Unfortunately, the hierarchical sorting reveals a bug in Internet Explorer’s CSS support. Yeah, another one. As you can see the first item in each child list is missing some styles. It was originally worse than this, the first item in the list (and all the other lists in the sidebar) and the first item in each sub-list, and the first item after each sub-list were all affected.

If you look at the source code you’ll see some peculiar code: <!--[if IE ]><li></li><![endif]–>. These empty list items are hidden inside MSIE only Conditional Comments so that anyone visiting the site without stylesheets won’t see them (they collapse to zero size in any stylesheet enabled browser and it’s next to impossible to disable stylesheets in IE) and in IE they act as the first list item and hence suck up the lack of styling.

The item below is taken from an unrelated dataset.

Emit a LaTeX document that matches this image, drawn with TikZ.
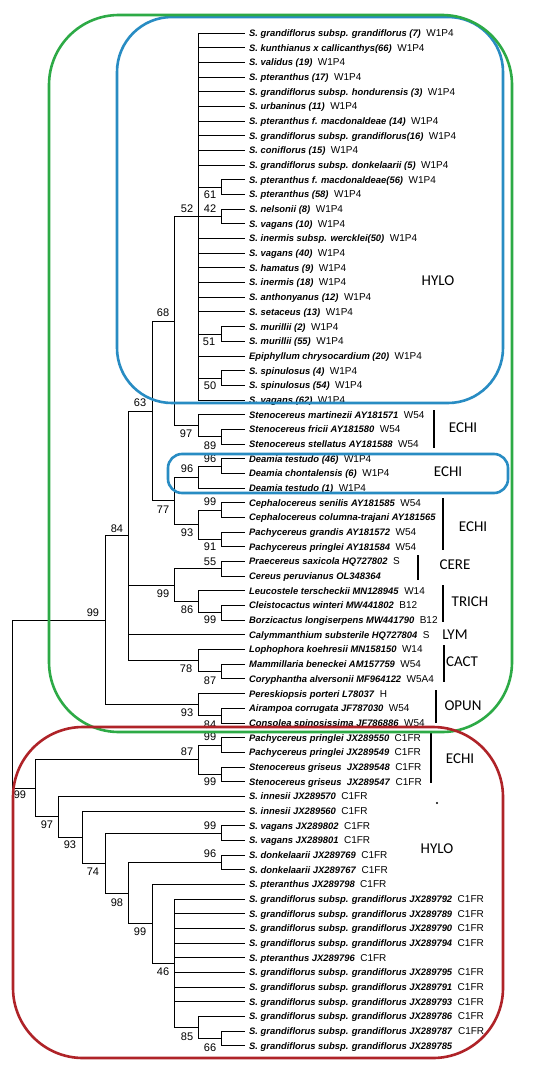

But for some reason they work for the first and third cases listed above but not for the first item in each sublist. Bugger.

At some point I’m going to need to make a test case and identify the CSS properties that trigger the bug. With luck these will be something that can be rewritten or hidden from IE without blowing up the design.

I also fixed a long standing problem with Mozilla whereby the items in the sublists were being indented too far and some of the page background was shining through. Just a case of remembering that different browsers have different default styles for lists – some use margin and some use padding, some apply these to the <ul> element and some apply these to the <li> element.

But I haven’t been able to fix another Mozilla problem – the one pixel gap that appears after every fifth list item. The regularness of this suggests a rounding error of some sort but I have no idea what triggers it or how to avoid it. Bugger.